By Dr Bill Eccles, Bolt Science
Some bolts are deliberately tightened past their yield point. Why don't they further yield when an external load is subsequently applied to the joint and come loose?
When a bolt is tightened into its plastic region, yielding is the result of the combined effects of both tensile/axial stress and the torsional stress exceeding the yield point of bolt material. The tensile/axial stress is the result of the extension/stretching of the bolt and the torsional stress as a result of the thread friction and stretch torque acting on the thread. When the joint sustains an external loading, there are two effects that allow the bolt to be axially loaded without sustaining further plastic deformation.
Firstly, a significant proportion of the torsion in the bolt, typically 50% or so, disappears as soon as the tightening operation is concluded. There is a change in the torque reaction within the fastener. For example, if the nut is tightened, there will be a torsion acting down the shank being driven from the socket and reacted at the bolt head.
When the socket is removed, the torsion is then reacted between the nut face and the bolt head with it being reduced by 50% or so. The remaining torsion is thought normally to disappear as a result of embedding/relaxation losses.
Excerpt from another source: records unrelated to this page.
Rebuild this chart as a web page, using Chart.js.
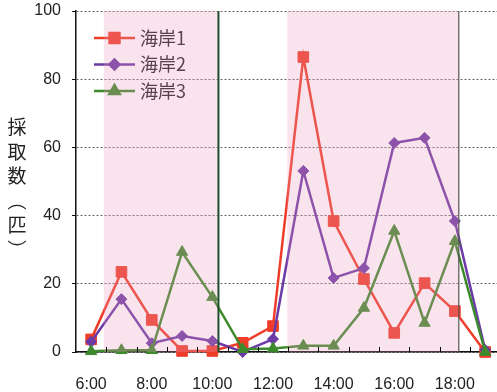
<!DOCTYPE html>
<html>
<head>
<meta charset="utf-8">
<script src="https://cdn.jsdelivr.net/npm/chart.js@4/dist/chart.umd.min.js"></script>
<style>
html, body { margin: 0; padding: 0; background: #fff; overflow: hidden; }
#contenedor { width: 497px; height: 392px; position: relative; }
</style>
</head>
<body>
<div id="contenedor"><canvas id="grafico"></canvas></div>
<script>
// horas de muestreo
const horas = ['6:00', '7:00', '8:00', '9:00', '10:00', '11:00', '12:00', '13:00', '14:00', '15:00', '16:00', '17:00', '18:00', '19:00'];
const etiquetasX = ['6:00', '8:00', '10:00', '12:00', '14:00', '16:00', '18:00'];
const etiquetasY = [0, 20, 40, 60, 80, 100];

// 採取数（匹）
const nombresSeries = ['海岸1', '海岸2', '海岸3'];
const kaigan1 = [3.7, 23.5, 9.4, 0.3, 0.3, 2.7, 7.6, 86.5, 38.4, 21.4, 5.6, 20.2, 12.0, 0];
const kaigan2 = [3.0, 15.5, 2.6, 4.7, 3.2, 0, 3.8, 53.1, 21.7, 24.6, 61.3, 62.8, 38.4, 0.6];
const kaigan3 = [0.2, 0.5, 0.5, 29.3, 16.1, 0.8, 1.0, 1.8, 1.8, 12.9, 35.5, 8.5, 32.5, 0];

// franjas sombreadas (en horas)
const franjas = [[6.42, 10.2], [12.47, 18.13]];

const colores = ['#ef3d29', '#6b3aa6', '#3d8a2c'];
const formas = ['rect', 'rectRot', 'triangle'];
const radios = [7.5, 5.5, 6.5];

const hora = h => parseInt(h);
const aPuntos = vals => vals.map((v, i) => ({ x: hora(horas[i]), y: v }));

const fuenteNum = "'Liberation Sans', Arial, sans-serif";
const fuenteJp = "'Noto Sans CJK JP', sans-serif";

const plugFondo = {
    id: 'fondo',
    afterDatasetsDraw(chart) {
        const { ctx, chartArea: area, scales: { x } } = chart;
        ctx.save();
        // leyenda (queda debajo de la franja)
        nombresSeries.forEach((nombre, i) => {
            const y = 38 + i * 26.5;
            ctx.strokeStyle = colores[i];
            ctx.lineWidth = 2.5;
            ctx.beginPath();
            ctx.moveTo(94, y);
            ctx.lineTo(135, y);
            ctx.stroke();
            ctx.fillStyle = colores[i];
            Chart.helpers.drawPoint(ctx, { pointStyle: formas[i], radius: radios[i] - 0.5, borderWidth: 1 }, 114.5, y);
            ctx.fillStyle = '#222';
            ctx.font = '18px ' + fuenteJp;
            ctx.textBaseline = 'middle';
            ctx.fillText(nombre, 140, y);
        });
        // franjas rosadas
        ctx.fillStyle = 'rgba(233, 151, 185, 0.27)';
        franjas.forEach(([a, b]) => {
            const x1 = x.getPixelForValue(a);
            const x2 = x.getPixelForValue(b);
            ctx.fillRect(x1, area.top, x2 - x1, area.bottom - area.top);
        });
        // lineas verticales
        ctx.lineWidth = 2;
        ctx.strokeStyle = '#1d4f2c';
        let px = x.getPixelForValue(franjas[0][1]);
        ctx.beginPath(); ctx.moveTo(px, area.top); ctx.lineTo(px, area.bottom); ctx.stroke();
        ctx.lineWidth = 1.2;
        ctx.strokeStyle = '#555';
        px = x.getPixelForValue(franjas[1][1]);
        ctx.beginPath(); ctx.moveTo(px, area.top); ctx.lineTo(px, area.bottom); ctx.stroke();
        // marcas del eje x entre horas
        ctx.strokeStyle = '#000';
        ctx.lineWidth = 1;
        horas.forEach(h => {
            const xm = Math.round(x.getPixelForValue(hora(h) + 0.5)) + 0.5;
            if (xm > area.right) return;
            ctx.beginPath(); ctx.moveTo(xm, area.bottom); ctx.lineTo(xm, area.bottom - 5); ctx.stroke();
        });
        ctx.restore();
    },
    afterDraw(chart) {
        const { ctx } = chart;
        ctx.save();
        ctx.fillStyle = '#222';
        ctx.font = '19px ' + fuenteJp;
        ctx.textAlign = 'center';
        ctx.textBaseline = 'middle';
        const letras = ['採', '取', '数', '︵', '匹', '︶'];
        letras.forEach((c, i) => {
            ctx.fillText(c, 17, 127 + i * 24.5);
        });
        ctx.restore();
    }
};

const series = [kaigan1, kaigan2, kaigan3];

new Chart(document.getElementById('grafico'), {
    type: 'line',
    data: {
        datasets: series.map((vals, i) => ({
            label: nombresSeries[i],
            data: aPuntos(vals),
            borderColor: colores[i],
            backgroundColor: colores[i],
            borderWidth: 2.5,
            pointStyle: formas[i],
            pointRadius: radios[i],
            pointBorderWidth: 1,
            tension: 0,
            clip: false,
            order: 3 - i
        }))
    },
    options: {
        responsive: true,
        maintainAspectRatio: false,
        animation: false,
        layout: { autoPadding: false, padding: { top: 11, left: 0, right: 0, bottom: 0 } },
        plugins: { legend: { display: false }, tooltip: { enabled: false } },
        scales: {
            x: {
                type: 'linear',
                min: 5.5,
                max: 19.39,
                afterBuildTicks: s => { s.ticks = etiquetasX.map(t => ({ value: hora(t) })); },
                afterFit: s => { s.height = 40; s.paddingLeft = 0; s.paddingRight = 0; },
                grid: { display: false },
                border: { display: true, color: '#111', width: 1.5 },
                ticks: {
                    color: '#222',
                    font: { family: fuenteNum, size: 16 },
                    padding: 15,
                    maxRotation: 0,
                    callback: v => etiquetasX.find(t => hora(t) === v) || ''
                }
            },
            y: {
                min: 0,
                max: 100,
                afterBuildTicks: s => { s.ticks = etiquetasY.map(v => ({ value: v })); },
                afterFit: s => { s.width = 76; s.paddingTop = 0; s.paddingBottom = 0; },
                grid: { color: '#666', lineWidth: 1, tickLength: 4, tickColor: '#111', tickBorderDash: [] },
                border: { display: true, color: '#111', width: 1.5, dash: [2, 2] },
                ticks: {
                    color: '#222',
                    font: { family: fuenteNum, size: 16 },
                    padding: 11
                }
            }
        }
    },
    plugins: [plugFondo]
});
</script>
</body>
</html>
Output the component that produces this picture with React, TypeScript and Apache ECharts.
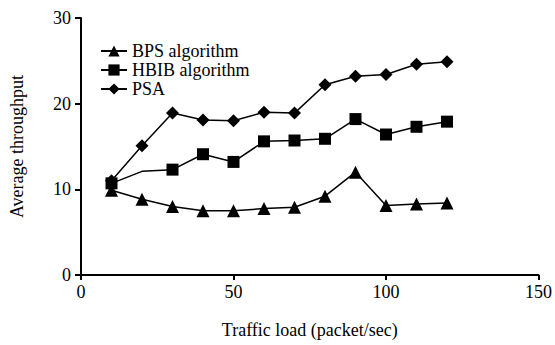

Secondly, a new yield point forms at the point on the strain curve that the bolt had been tightened to. This effect is referred to as the Bauschinger effect (more details on this effect is available here).
The net result of these two effects discussed above is that even with the bolt tightened plastically it will perform elastically when external loads are applied to the joint. Obviously there are limits to the magnitude of the load that can be applied before yielding occurs.
In many applications, joint separation occurs before the bolt yields. One important exception is for joints consisting of different materials subjected to a significant temperature change. One such application is a steel bolt in an aluminium joint. In such joints the bolt can further yield as a result of differential thermal expansion subsequent to it being tightened. (The coefficient of thermal expansion of aluminium is broadly twice that of steel and so the joint thickness increases with rising temperature at a greater rate than the steel expands.)
Effects such as a reduction in the yield strength of the material at an elevated temperature can also play a part. In some of these cases, for example cylinder head bolts, yielding can occur when the engine first starts and heats the block but the yielding is limited and is stabilised in subsequent heat-cooling cycles.